==== RECORDED DATA ====

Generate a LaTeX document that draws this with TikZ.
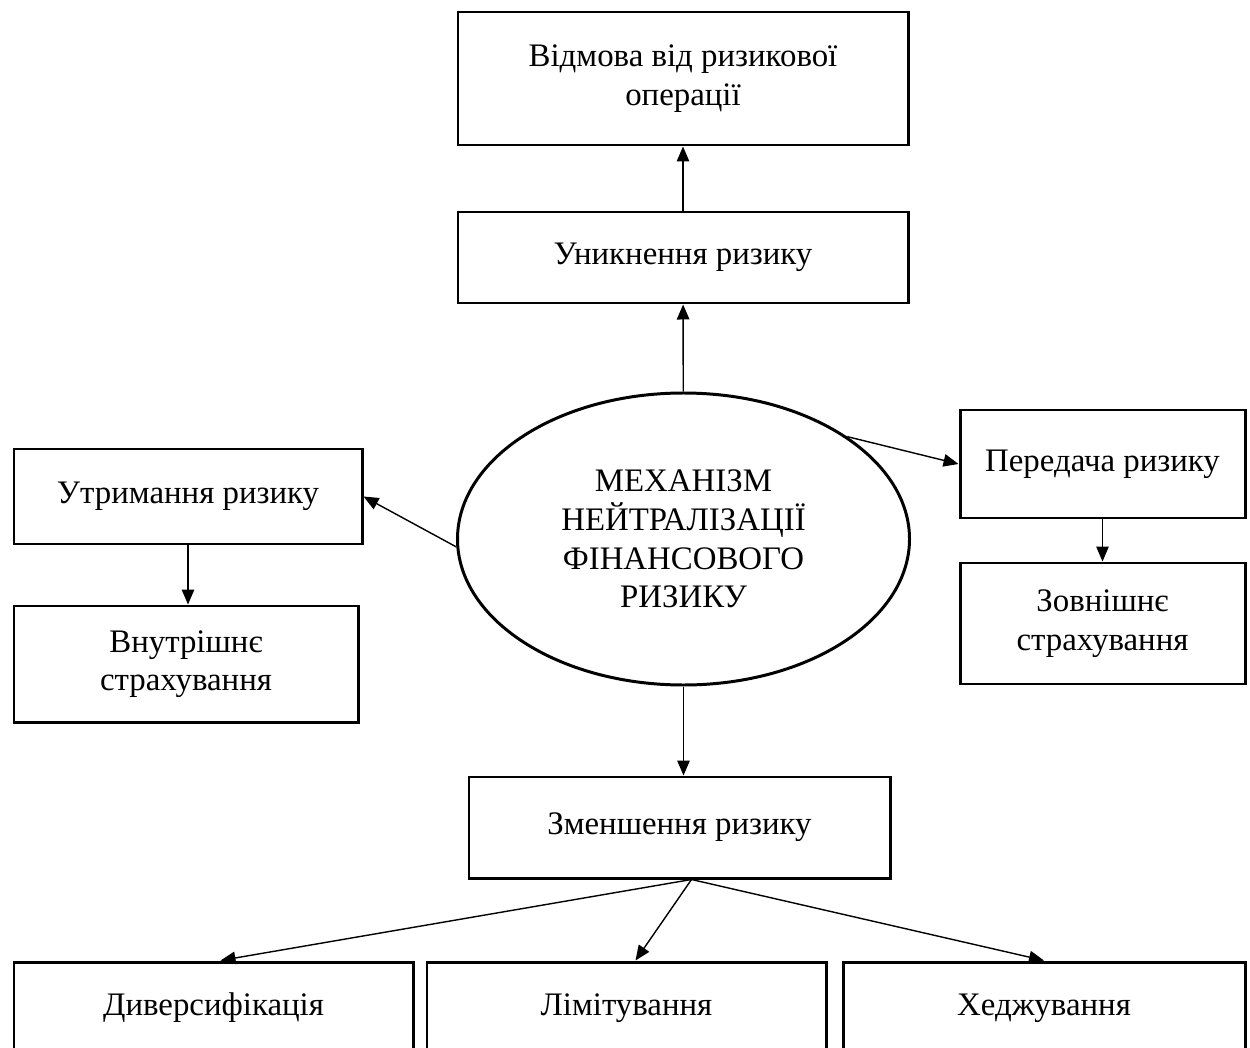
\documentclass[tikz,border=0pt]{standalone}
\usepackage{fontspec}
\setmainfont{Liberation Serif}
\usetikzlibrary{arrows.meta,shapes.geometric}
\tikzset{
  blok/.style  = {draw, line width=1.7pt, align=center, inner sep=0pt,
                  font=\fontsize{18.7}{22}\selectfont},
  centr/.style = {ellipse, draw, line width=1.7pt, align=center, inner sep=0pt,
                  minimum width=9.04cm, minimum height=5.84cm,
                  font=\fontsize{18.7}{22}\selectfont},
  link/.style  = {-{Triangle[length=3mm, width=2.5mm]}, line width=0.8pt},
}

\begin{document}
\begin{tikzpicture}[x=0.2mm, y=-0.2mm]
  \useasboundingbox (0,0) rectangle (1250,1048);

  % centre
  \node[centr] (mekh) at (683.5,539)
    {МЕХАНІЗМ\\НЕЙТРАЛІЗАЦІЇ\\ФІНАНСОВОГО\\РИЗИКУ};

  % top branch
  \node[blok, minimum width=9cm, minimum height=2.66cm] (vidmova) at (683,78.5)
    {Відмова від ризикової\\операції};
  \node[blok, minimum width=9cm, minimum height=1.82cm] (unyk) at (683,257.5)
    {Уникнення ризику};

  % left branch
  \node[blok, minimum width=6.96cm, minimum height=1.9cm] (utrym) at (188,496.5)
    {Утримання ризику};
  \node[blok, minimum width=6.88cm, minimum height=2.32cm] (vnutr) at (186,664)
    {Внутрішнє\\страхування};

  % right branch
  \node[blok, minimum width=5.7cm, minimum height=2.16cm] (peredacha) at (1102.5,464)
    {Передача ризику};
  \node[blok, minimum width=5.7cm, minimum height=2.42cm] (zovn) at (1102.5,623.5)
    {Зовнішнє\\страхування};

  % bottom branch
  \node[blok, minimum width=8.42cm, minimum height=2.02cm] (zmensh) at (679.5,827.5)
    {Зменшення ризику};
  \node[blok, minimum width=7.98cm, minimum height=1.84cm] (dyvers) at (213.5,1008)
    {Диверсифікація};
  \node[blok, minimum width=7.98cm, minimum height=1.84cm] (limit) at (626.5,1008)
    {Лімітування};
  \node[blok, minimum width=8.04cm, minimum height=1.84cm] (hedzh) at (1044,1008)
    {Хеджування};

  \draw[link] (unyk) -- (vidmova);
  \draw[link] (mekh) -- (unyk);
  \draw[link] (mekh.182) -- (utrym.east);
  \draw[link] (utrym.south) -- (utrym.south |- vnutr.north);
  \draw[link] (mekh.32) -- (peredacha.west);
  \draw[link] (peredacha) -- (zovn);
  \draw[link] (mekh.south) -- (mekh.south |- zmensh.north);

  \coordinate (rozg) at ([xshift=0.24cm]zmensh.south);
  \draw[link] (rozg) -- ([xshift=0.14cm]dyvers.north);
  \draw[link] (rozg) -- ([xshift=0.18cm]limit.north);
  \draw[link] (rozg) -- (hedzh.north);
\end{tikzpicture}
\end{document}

====

**PROMPT**
Extract every line of the data exactly; pictures stay out.

**EXERCISE ANSWER**
Generate a LaTeX document that draws this with TikZ.
\documentclass[tikz,border=0pt]{standalone}
\usepackage{fontspec}
\setmainfont{Liberation Serif}
\usetikzlibrary{arrows.meta,shapes.geometric}
\tikzset{
  blok/.style  = {draw, line width=1.7pt, align=center, inner sep=0pt,
                  font=\fontsize{18.7}{22}\selectfont},
  centr/.style = {ellipse, draw, line width=1.7pt, align=center, inner sep=0pt,
                  minimum width=9.04cm, minimum height=5.84cm,
                  font=\fontsize{18.7}{22}\selectfont},
  link/.style  = {-{Triangle[length=3mm, width=2.5mm]}, line width=0.8pt},
}

\begin{document}
\begin{tikzpicture}[x=0.2mm, y=-0.2mm]
  \useasboundingbox (0,0) rectangle (1250,1048);

  % centre
  \node[centr] (mekh) at (683.5,539)
    {МЕХАНІЗМ\\НЕЙТРАЛІЗАЦІЇ\\ФІНАНСОВОГО\\РИЗИКУ};

  % top branch
  \node[blok, minimum width=9cm, minimum height=2.66cm] (vidmova) at (683,78.5)
    {Відмова від ризикової\\операції};
  \node[blok, minimum width=9cm, minimum height=1.82cm] (unyk) at (683,257.5)
    {Уникнення ризику};

  % left branch
  \node[blok, minimum width=6.96cm, minimum height=1.9cm] (utrym) at (188,496.5)
    {Утримання ризику};
  \node[blok, minimum width=6.88cm, minimum height=2.32cm] (vnutr) at (186,664)
    {Внутрішнє\\страхування};

  % right branch
  \node[blok, minimum width=5.7cm, minimum height=2.16cm] (peredacha) at (1102.5,464)
    {Передача ризику};
  \node[blok, minimum width=5.7cm, minimum height=2.42cm] (zovn) at (1102.5,623.5)
    {Зовнішнє\\страхування};

  % bottom branch
  \node[blok, minimum width=8.42cm, minimum height=2.02cm] (zmensh) at (679.5,827.5)
    {Зменшення ризику};
  \node[blok, minimum width=7.98cm, minimum height=1.84cm] (dyvers) at (213.5,1008)
    {Диверсифікація};
  \node[blok, minimum width=7.98cm, minimum height=1.84cm] (limit) at (626.5,1008)
    {Лімітування};
  \node[blok, minimum width=8.04cm, minimum height=1.84cm] (hedzh) at (1044,1008)
    {Хеджування};

  \draw[link] (unyk) -- (vidmova);
  \draw[link] (mekh) -- (unyk);
  \draw[link] (mekh.182) -- (utrym.east);
  \draw[link] (utrym.south) -- (utrym.south |- vnutr.north);
  \draw[link] (mekh.32) -- (peredacha.west);
  \draw[link] (peredacha) -- (zovn);
  \draw[link] (mekh.south) -- (mekh.south |- zmensh.north);

  \coordinate (rozg) at ([xshift=0.24cm]zmensh.south);
  \draw[link] (rozg) -- ([xshift=0.14cm]dyvers.north);
  \draw[link] (rozg) -- ([xshift=0.18cm]limit.north);
  \draw[link] (rozg) -- (hedzh.north);
\end{tikzpicture}
\end{document}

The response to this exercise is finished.